§ Challenge
Filter this data down to the lines that hold "draw", and copy them.

§ Records to process
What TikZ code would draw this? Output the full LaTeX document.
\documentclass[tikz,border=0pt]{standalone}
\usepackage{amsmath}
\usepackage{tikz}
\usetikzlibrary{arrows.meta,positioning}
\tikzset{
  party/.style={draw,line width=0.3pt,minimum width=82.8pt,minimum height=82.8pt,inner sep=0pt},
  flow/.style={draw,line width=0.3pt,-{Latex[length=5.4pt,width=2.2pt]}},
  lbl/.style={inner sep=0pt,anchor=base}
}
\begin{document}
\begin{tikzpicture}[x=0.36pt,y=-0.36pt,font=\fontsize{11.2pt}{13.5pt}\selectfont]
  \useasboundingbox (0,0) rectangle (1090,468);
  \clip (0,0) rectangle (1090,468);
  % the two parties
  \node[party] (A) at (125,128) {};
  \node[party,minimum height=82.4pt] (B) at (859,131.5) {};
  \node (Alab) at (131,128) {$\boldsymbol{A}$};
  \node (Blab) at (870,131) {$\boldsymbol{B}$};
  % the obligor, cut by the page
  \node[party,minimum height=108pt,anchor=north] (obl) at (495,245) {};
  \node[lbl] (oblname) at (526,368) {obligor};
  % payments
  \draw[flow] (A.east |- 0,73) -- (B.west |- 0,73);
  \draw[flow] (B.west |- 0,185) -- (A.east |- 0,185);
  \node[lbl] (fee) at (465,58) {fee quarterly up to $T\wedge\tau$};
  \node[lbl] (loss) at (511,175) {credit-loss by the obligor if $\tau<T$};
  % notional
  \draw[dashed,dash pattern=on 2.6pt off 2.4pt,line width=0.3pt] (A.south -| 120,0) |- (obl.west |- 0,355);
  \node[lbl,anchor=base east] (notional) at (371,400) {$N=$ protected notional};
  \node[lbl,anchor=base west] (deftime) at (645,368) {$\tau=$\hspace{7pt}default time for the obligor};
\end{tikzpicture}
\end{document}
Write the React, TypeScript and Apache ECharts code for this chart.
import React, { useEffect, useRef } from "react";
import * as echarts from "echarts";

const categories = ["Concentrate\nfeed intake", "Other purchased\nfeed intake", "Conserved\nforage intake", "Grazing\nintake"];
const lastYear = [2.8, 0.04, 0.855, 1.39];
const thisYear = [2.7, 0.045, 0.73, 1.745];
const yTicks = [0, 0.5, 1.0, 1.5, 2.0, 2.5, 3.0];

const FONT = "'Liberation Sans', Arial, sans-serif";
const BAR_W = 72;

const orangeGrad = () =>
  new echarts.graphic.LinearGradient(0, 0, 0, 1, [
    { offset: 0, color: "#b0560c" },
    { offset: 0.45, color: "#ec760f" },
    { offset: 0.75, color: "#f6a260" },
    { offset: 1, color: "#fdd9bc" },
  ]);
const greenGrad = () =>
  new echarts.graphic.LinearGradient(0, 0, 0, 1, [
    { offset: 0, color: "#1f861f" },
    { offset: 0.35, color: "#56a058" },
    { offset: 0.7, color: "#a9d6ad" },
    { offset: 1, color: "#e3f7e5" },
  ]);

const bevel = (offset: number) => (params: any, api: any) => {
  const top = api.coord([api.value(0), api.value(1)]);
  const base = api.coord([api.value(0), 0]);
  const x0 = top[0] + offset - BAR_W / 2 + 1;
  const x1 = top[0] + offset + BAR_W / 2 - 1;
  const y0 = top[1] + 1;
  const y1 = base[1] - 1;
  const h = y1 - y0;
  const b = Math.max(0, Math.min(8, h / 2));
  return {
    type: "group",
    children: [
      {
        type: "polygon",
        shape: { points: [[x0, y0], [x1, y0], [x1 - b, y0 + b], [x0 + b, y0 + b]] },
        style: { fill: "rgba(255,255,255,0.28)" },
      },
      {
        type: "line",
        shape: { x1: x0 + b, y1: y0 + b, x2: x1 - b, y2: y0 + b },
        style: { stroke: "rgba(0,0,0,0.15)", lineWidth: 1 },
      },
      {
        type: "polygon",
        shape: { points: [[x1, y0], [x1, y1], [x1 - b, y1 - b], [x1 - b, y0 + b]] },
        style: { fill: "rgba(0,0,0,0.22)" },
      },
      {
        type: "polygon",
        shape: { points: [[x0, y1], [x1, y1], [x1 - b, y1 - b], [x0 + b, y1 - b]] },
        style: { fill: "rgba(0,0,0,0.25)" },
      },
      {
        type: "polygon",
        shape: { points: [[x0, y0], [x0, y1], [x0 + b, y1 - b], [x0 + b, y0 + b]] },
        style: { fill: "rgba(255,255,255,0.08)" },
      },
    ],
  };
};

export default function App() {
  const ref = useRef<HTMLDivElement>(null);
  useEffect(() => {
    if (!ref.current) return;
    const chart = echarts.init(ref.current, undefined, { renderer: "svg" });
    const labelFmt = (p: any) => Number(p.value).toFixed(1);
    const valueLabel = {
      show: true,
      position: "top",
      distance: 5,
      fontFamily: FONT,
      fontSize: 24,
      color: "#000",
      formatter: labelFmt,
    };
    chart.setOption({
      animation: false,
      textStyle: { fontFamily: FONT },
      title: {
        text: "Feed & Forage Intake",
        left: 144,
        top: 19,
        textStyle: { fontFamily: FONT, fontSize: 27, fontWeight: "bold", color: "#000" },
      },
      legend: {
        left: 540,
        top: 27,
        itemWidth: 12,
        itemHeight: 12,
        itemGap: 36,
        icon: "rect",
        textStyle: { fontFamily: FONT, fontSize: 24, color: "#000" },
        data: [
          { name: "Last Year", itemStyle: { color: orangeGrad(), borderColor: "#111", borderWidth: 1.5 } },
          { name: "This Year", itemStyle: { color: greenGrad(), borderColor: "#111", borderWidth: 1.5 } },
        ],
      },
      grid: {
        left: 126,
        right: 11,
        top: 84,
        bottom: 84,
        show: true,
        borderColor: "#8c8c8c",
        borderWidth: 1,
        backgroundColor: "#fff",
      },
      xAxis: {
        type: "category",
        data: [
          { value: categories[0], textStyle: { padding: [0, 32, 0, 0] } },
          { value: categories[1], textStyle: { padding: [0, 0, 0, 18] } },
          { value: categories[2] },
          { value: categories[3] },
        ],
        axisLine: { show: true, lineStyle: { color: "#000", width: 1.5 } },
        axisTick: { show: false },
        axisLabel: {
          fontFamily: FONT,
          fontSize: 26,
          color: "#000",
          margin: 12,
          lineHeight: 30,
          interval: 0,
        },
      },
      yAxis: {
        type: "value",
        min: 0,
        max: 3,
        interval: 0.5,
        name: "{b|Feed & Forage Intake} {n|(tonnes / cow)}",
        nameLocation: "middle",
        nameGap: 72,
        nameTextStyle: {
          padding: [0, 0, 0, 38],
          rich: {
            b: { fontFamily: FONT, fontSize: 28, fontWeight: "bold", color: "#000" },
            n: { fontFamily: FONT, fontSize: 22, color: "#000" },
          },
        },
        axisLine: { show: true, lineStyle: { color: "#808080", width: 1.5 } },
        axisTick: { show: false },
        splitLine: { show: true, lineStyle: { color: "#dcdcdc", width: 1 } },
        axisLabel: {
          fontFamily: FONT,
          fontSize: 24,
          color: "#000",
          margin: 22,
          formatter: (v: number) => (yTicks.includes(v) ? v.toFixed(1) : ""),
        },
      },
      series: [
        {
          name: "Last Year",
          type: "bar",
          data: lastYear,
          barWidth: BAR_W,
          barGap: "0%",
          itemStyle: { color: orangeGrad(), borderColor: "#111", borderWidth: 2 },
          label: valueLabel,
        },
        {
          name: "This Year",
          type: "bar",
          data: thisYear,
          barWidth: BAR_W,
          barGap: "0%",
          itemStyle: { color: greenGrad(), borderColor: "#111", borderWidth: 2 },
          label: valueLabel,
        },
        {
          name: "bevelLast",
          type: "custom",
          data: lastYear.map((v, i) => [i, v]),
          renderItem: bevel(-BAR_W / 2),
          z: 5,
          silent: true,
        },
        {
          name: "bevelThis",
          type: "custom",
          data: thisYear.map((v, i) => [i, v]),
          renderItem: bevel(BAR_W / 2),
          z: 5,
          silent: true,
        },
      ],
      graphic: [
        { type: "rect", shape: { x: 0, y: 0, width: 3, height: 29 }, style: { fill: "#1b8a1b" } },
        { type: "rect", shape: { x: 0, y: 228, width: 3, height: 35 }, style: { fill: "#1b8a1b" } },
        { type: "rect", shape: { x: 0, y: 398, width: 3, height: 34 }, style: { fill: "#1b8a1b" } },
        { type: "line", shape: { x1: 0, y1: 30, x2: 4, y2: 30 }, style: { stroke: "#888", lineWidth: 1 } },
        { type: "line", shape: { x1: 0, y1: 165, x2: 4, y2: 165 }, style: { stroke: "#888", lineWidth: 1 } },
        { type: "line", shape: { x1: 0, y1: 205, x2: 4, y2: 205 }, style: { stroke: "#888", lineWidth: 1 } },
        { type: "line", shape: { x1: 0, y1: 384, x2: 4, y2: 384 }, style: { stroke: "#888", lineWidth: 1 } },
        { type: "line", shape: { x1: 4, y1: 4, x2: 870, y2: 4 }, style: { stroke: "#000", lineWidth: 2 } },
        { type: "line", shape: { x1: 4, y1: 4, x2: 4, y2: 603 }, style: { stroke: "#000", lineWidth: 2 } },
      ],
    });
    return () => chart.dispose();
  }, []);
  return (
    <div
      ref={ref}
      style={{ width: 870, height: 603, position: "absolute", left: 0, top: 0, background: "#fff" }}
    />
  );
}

§ Task output
What TikZ code would draw this? Output the full LaTeX document.
  party/.style={draw,line width=0.3pt,minimum width=82.8pt,minimum height=82.8pt,inner sep=0pt},
  flow/.style={draw,line width=0.3pt,-{Latex[length=5.4pt,width=2.2pt]}},
  \draw[flow] (A.east |- 0,73) -- (B.west |- 0,73);
  \draw[flow] (B.west |- 0,185) -- (A.east |- 0,185);
  \draw[dashed,dash pattern=on 2.6pt off 2.4pt,line width=0.3pt] (A.south -| 120,0) |- (obl.west |- 0,355);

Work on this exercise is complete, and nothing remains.